Или почему простое рассмотрение живой системы под разными углами не даёт целостного понимания, и что с этим делать.
Казалось бы, берём любую систему. Скажем, устройство общества. Рассматриваем со всех сторон: социальной, политической, экономической, ценностной, идеологической и так далее. Смотрим на каждую проекцию из разных онтологий: экономику рассматриваем по Адаму Смиту, по неоклассикам и по Австрийской Школе; политическое устроуство — с позиций демократов и сторонников «жёсткой руки»; ценности — из сбъективного идеализма, объективного идеализма, наивного материализма. И так далее.
Что из этого всего понятно? Понятно, что проекций таких будет — пруд пруди, а целостной картины может так и не сложиться. Более того, покуда мы будем складывать картину и спорить о ней — общество изменится и станет несколько иным. Оно ведь живое.
Но проблема даже не в тяжеловесности, неповоротливости такого подхода. Проблема в том, что мы получим набор не связанных друг с другом мёртвых проекций живого целого. А вот чтобы увязать эти проекции друг с другом, чтобы определить, можно ли их вообще сочетать друг с другом (спойлер: зачастую никак нельзя — об этом отдельно), чтобы представить себе объект рассмотрения как нечто объёмное, целое, уже вне всяких проекций — вот для этого необходим какой-то совершенно другой инструмент мышления.
Да, такой инструмент мышления существует. И называется он — внезапно — логикой. Но не обыденной логикой, не формальной логикой — а логикой диалектической. И да, разница есть.

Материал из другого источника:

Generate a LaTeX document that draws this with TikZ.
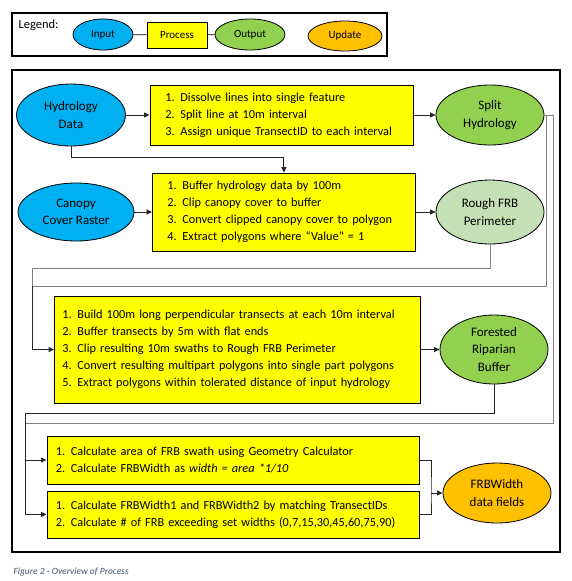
\documentclass[tikz,border=0pt]{standalone}
\usepackage{fontspec}
\setmainfont{Carlito}
\newfontfamily\boxfont{Carlito}[WordSpace=0.7]
\usepackage{tikz}
\usetikzlibrary{calc,positioning,arrows.meta,shapes.geometric}

\definecolor{inputblue}{HTML}{00B0F0}
\definecolor{processyellow}{HTML}{FFFF00}
\definecolor{outputgreen}{HTML}{92D050}
\definecolor{roughgreen}{HTML}{C5E0B4}
\definecolor{updateorange}{HTML}{FFC000}
\definecolor{captiongray}{HTML}{44546A}

\newcommand{\itemline}[2]{\mbox{\makebox[15pt][l]{#1.}#2}}

\begin{document}
\begin{tikzpicture}[x=1pt, y=-1pt,
    every node/.style={font=\fontsize{13}{17.3}\selectfont},
    >={Triangle[length=5.5pt, width=5pt]},
    input_shape/.style={ellipse, draw, line width=0.8pt, fill=inputblue, align=center, inner sep=0pt},
    output_shape/.style={ellipse, draw, line width=0.8pt, fill=outputgreen, align=center, inner sep=0pt},
    update_shape/.style={ellipse, draw, line width=0.8pt, fill=updateorange, align=center, inner sep=0pt},
    process_box/.style={draw, line width=0.8pt, fill=processyellow, align=left, anchor=west, inner ysep=0pt,
        font=\boxfont\fontsize{12.3}{17}\selectfont},
    legend_text/.style={font=\fontsize{11}{13}\selectfont},
    conn/.style={draw=black!85, line width=1pt},
    conn_light/.style={draw=black!50, line width=1pt}]
    \useasboundingbox (0,0) rectangle (572,581);

    % legend
    \draw[line width=2pt] (12,13) rectangle (387,56);
    \node[anchor=west, font=\fontsize{12.5}{15}\selectfont] (legend_title) at (15,25) {Legend:};
    \node[input_shape, legend_text, minimum width=60pt, minimum height=31pt] (legend_input) at (103,34.5) {Input};
    \node[draw, line width=0.8pt, fill=processyellow, legend_text, minimum width=60pt, minimum height=26pt] (legend_process) at (177,35) {Process};
    \node[output_shape, legend_text, minimum width=70pt, minimum height=31pt] (legend_output) at (250,34.5) {Output};
    \node[update_shape, legend_text, minimum width=74pt, minimum height=30pt] (legend_update) at (345,36) {Update};
    \draw[line width=0.8pt] (legend_input) -- (legend_process);
    \draw[line width=0.8pt] (legend_process) -- (legend_output);

    % overview frame
    \draw[line width=2pt] (12,70) rectangle (560,552);

    \node[input_shape, minimum width=109pt, minimum height=62pt] (hydrology_data) at (71,115) {Hydrology\\Data};
    \node[process_box, text width=232.5pt, inner xsep=15.5pt, minimum height=60pt] (proc_dissolve) at (149.5,115)
        {\itemline{1}{Dissolve lines into single feature}\\
         \itemline{2}{Split line at 10m interval}\\
         \itemline{3}{Assign unique TransectID to each interval}};
    \node[output_shape, minimum width=108pt, minimum height=60pt] (split_hydrology) at (490,115) {Split\\Hydrology};

    \node[input_shape, minimum width=116pt, minimum height=58pt] (canopy_cover) at (76,212) {Canopy\\Cover Raster};
    \node[process_box, text width=233pt, inner xsep=15pt, minimum height=78pt] (proc_buffer) at (152,212)
        {\itemline{1}{Buffer hydrology data by 100m}\\
         \itemline{2}{Clip canopy cover to buffer}\\
         \itemline{3}{Convert clipped canopy cover to polygon}\\
         \itemline{4}{Extract polygons where “Value” = 1}};
    \node[output_shape, fill=roughgreen, minimum width=108pt, minimum height=64pt] (rough_frb) at (490,212) {Rough FRB\\Perimeter};

    \node[process_box, text width=350pt, inner xsep=8pt, minimum height=107pt] (proc_transects) at (54,349.5)
        {\itemline{1}{Build 100m long perpendicular transects at each 10m interval}\\
         \itemline{2}{Buffer transects by 5m with flat ends}\\
         \itemline{3}{Clip resulting 10m swaths to Rough FRB Perimeter}\\
         \itemline{4}{Convert resulting multipart polygons into single part polygons}\\
         \itemline{5}{Extract polygons within tolerated distance of input hydrology}};
    \node[output_shape, minimum width=108pt, minimum height=69pt] (forested_buffer) at (494,349.5) {Forested\\Riparian\\Buffer};

    \node[process_box, text width=354.5pt, inner xsep=9pt, minimum height=48pt] (proc_area) at (46.5,460)
        {\itemline{1}{Calculate area of FRB swath using Geometry Calculator}\\
         \itemline{2}{Calculate FRBWidth as \textit{width = area *1/10}}};
    \node[process_box, text width=354.5pt, inner xsep=9pt, minimum height=47pt] (proc_width) at (46.5,514.5)
        {\itemline{1}{Calculate FRBWidth1 and FRBWidth2 by matching TransectIDs}\\
         \itemline{2}{Calculate \# of FRB exceeding set widths (0,7,15,30,45,60,75,90)}};
    \node[update_shape, minimum width=108pt, minimum height=60pt] (frb_width) at (497,493) {FRBWidth\\data fields};

    \coordinate (hyd_bend) at (71,157);
    \coordinate (left_a) at (32,268);
    \coordinate (right_a) at (546,286);
    \coordinate (left_c) at (25,413);
    \coordinate (right_b) at (553,423);
    \coordinate (bracket) at (431,493);

    \draw[conn, ->] (hydrology_data) -- (proc_dissolve);
    \draw[conn, ->] (proc_dissolve) -- (split_hydrology);
    \draw[conn, ->] (hydrology_data.south) -- (hyd_bend) -| (proc_buffer.north);
    \draw[conn, ->] (canopy_cover) -- (proc_buffer);
    \draw[conn, ->] (proc_buffer) -- (rough_frb);

    \draw[conn_light] (rough_frb.south) |- (left_a) -- (right_a -| left_a);
    \draw[conn_light] (split_hydrology.east) -| (right_a) -- (right_a -| left_a);
    \draw[conn, ->] (right_a -| left_a) |- (proc_transects.west);
    \draw[conn, ->] (proc_transects.east) -- (proc_transects.east -| forested_buffer.west);

    \draw[conn_light] (split_hydrology.east) -| (right_b) -- (right_b -| left_c);
    \draw[conn, ->] (forested_buffer.south) |- (left_c) |- (proc_width.west);
    \draw[conn, ->] (left_c) |- (proc_area.west);

    \draw[conn] (proc_area.east) -| (bracket) |- (proc_width.east);
    \draw[conn, ->] (bracket) -- (frb_width.west);

    \node[anchor=west, text=captiongray, font=\fontsize{9.5}{11}\selectfont\itshape] (caption) at (10,572) {Figure 2 - Overview of Process};
\end{tikzpicture}
\end{document}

О чём же нам говорит диалектическая логика? Она говорит нам, что:
- Всякое живое нечто одновременно равно самому себе и не равно самому себе, т.е. изменяется, развивается. Таким образом, мы не можем брать это нечто в отрыве от времени: любое живое нечто откуда-то возникло и во что-то переходит, а не существует само по себе здесь и сейчас. Например, современное российское общество возникло из уничтоженного советского общества — а то, в свою очередь, возникло из революционно преобразованного российско-имперского общества. А к чему современное российское общество движется — вопрос открытый.
- У любого нечто есть определяющая категория, и множество признаков. Другими словами — есть что-то одно, что определяет объект нашего рассмотрения, и куча дополнительных свойств или характеристик, которыми этот объект отличается от других объектов с той же определяющей категорией. Например, система принятия решений в Швейцарии и в Киргизии имеют одинаковую определяющую категорию: и то и другое суть буржуазные демократии. Но есть множество дополнительных признаков, уточняющих эти объекты в рамках общего определения. А вот брать в качестве определяющего факт того, что в обеих странах много гор и очень красивая природа — будет ошибкой.
- У любого изменения есть вектор, и очень упрощённо можно сказать, что изменяющееся нечто либо развивается, прогрессирует — либо деградирует. Развитие же есть движение простого к сложному, низшего к высшему. Таким образом, если нечто в своих изменениях упрощается и нисходит — оно деградирует. А если усложняется и возвышается — оно развивается. Например, бомж Василий был когда-то профессором и мыслил о высоком, а сейчас он думает в основном о нижнем уровне пирамиды Маслоу: как раздобыть пожрать и где устроиться на ночлег. Но об этом как-нибудь в другой раз.
Поэтому, рассматривая сложный живой объект реального мира, нам надо рассматривать его определяющую категорию саму по себе, без привязки к признакам и дополнительным характеристикам. И в то же время надо рассматривать его в изменении, как единое целое, вместе со всеми признаками. И делать это одновременно. Да, это возможно. Достигается практикой.
И тогда, например, становится понятно, что определяющим в «буржаузной демократии» является не «демократическая» часть, а именно буржуазная. Что нет «правильного» и «неправильного» капитализма. Что капитализм в Европе такой же (не)правильный, как капитализм в Бангладеш. И что вообще нельзя рассматривать европейский капитализм в отрыве от бангладешского. Или капитализм в США в отрыве от капитализма в Мексике. Что попытки построить в России «европейскую систему» заранее обречены на поражение: мы сможем строить свою изолированную систему только тогда, когда весь остальной мир внезапно перестанет существовать.
И, хотя Россия вполне способна создать такую ситуацию, но жить в постъядерном мире — такое себе удовольствие.